For every line in the set, we:

  1. Calculate the gradient of the line
  2. Calculate the center of the line
  3. Identify if the line should be a left lane or right lane. Left lanes have negative gradients, while right lanes have a positive gradient. A minimum and maximum magnitude of gradient is also imposed to reduce the noise, such as vertical or horizontal lines.

After iterating through the set, we average the gradient and center to obtain a linear Cartesian equation for both left and right lines. We then extrapolate the line based on the calculated lane center.

The function then draws the extrapolated left and right lane onto a blank (black) image,to be combined with thue output from draw_edges in Step 7 of the procedure.

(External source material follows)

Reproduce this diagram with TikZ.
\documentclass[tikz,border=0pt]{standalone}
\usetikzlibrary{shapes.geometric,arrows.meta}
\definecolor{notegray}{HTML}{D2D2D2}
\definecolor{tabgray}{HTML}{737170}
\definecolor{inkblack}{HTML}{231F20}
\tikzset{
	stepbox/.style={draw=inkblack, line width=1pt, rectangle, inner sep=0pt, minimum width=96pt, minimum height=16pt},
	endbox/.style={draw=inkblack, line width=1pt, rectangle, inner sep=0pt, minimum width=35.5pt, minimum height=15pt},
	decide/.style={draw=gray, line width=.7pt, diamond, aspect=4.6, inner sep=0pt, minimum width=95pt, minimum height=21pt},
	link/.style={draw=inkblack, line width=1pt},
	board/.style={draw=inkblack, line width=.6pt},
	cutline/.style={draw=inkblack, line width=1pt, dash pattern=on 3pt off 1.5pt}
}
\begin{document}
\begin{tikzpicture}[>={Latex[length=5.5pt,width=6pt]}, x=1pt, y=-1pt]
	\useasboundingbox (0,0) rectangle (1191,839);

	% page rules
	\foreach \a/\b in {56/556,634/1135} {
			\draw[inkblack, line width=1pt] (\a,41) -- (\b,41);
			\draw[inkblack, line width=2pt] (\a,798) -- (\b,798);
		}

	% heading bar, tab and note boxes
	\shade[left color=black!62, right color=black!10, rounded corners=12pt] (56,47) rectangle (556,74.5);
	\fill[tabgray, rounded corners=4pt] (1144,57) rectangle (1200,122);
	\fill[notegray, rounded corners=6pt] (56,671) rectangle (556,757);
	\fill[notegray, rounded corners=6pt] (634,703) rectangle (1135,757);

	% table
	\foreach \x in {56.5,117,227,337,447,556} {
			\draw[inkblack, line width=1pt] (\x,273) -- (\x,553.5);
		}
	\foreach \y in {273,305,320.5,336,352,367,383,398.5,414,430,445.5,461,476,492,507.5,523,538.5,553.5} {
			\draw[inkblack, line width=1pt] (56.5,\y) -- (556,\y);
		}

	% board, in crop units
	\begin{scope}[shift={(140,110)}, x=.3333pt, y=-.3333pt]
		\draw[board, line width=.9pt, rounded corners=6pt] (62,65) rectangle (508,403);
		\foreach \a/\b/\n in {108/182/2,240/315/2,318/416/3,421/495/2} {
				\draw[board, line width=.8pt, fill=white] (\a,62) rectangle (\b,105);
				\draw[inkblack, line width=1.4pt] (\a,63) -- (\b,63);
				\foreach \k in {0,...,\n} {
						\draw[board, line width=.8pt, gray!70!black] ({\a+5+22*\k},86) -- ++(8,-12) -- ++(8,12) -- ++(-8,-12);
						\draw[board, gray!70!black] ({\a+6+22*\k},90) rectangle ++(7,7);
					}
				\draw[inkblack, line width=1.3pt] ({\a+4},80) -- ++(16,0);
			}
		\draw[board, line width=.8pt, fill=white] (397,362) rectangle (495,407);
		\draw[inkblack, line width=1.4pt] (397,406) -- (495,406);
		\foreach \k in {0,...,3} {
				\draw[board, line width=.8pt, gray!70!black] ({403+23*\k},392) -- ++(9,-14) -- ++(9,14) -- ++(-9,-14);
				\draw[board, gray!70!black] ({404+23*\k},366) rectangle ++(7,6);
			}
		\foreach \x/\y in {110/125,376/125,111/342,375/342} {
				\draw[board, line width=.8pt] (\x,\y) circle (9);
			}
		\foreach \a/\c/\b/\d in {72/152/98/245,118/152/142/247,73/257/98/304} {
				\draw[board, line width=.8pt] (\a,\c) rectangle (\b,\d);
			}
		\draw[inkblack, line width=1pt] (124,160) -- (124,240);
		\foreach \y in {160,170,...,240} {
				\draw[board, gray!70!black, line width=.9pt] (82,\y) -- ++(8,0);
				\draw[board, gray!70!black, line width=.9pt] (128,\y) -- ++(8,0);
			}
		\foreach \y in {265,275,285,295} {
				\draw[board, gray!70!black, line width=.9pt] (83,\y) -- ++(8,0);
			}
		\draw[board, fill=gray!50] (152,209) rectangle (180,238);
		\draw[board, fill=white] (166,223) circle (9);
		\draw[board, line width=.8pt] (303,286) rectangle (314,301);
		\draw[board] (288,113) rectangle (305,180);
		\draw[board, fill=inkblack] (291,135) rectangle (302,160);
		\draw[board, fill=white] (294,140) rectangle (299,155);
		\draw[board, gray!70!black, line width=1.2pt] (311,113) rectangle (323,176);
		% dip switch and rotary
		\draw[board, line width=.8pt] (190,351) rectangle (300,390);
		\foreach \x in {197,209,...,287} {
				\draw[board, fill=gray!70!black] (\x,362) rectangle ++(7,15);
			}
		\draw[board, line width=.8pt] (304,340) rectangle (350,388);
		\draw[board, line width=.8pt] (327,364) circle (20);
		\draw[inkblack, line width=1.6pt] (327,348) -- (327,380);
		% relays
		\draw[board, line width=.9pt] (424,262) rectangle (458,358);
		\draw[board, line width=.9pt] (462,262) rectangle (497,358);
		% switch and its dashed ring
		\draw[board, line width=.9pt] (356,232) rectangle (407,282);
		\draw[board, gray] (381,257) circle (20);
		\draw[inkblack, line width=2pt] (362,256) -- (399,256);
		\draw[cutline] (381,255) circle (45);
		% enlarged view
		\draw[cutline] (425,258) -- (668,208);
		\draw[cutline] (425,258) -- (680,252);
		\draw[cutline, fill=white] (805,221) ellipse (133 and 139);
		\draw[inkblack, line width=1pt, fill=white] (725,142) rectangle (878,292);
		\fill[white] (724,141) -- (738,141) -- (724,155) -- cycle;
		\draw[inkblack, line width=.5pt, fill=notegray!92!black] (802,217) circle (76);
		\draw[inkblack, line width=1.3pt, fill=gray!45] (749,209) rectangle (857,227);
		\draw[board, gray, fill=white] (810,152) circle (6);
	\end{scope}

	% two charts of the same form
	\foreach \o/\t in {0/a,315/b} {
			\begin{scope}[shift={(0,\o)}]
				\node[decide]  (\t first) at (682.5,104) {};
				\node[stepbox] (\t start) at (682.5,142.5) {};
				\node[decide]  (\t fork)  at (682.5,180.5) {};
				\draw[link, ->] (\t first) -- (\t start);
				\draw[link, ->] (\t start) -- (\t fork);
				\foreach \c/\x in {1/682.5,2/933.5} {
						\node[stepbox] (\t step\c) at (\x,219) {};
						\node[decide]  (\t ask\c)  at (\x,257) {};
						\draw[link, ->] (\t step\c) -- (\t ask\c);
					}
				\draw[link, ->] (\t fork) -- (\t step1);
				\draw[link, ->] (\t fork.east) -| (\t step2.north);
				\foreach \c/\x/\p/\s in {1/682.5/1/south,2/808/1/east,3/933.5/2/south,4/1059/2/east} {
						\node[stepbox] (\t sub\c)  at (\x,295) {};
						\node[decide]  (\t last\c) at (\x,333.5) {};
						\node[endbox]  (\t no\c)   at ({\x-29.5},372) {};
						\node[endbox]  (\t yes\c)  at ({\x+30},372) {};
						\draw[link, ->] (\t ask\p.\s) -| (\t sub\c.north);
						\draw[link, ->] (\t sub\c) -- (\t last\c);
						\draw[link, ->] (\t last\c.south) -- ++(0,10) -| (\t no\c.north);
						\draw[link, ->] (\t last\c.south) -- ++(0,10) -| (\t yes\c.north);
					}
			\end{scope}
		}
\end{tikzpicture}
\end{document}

2. Potential Shortcomings of the Current Pipeline

There are several shortcomings identified from this current pipeline.

First, as the basis of this pipeline was in grayscale, this could result in mis-identification of lanes as lane color is one of the filter criteria in lane identification. For example, cracks on the road surface were also identified as lane lines, due to the contrast/edges observed in cracks.

Second, as a region filter was used, this would reduce the robustness of the detection algorithm during the lane change, the relative position of the lanes to the image would shift when the driver is performing the lane change. As a result, the position of lanes could be mis-identified.

3. Possible Improvements

In light of the shortcomings identified earlier, there are a couple of improvements that could be made to strengthen the robustness of the algorithm.

First, it might be better to convert colors that are not dropped in the filter to a certain threshold value in terms of grayscale, so they would not be dropped in the Canny edges identification.

Another potential improvement would be to identify lanes by shape, as while the relative position may change, the shape of the lines as viewed by the driver would not change.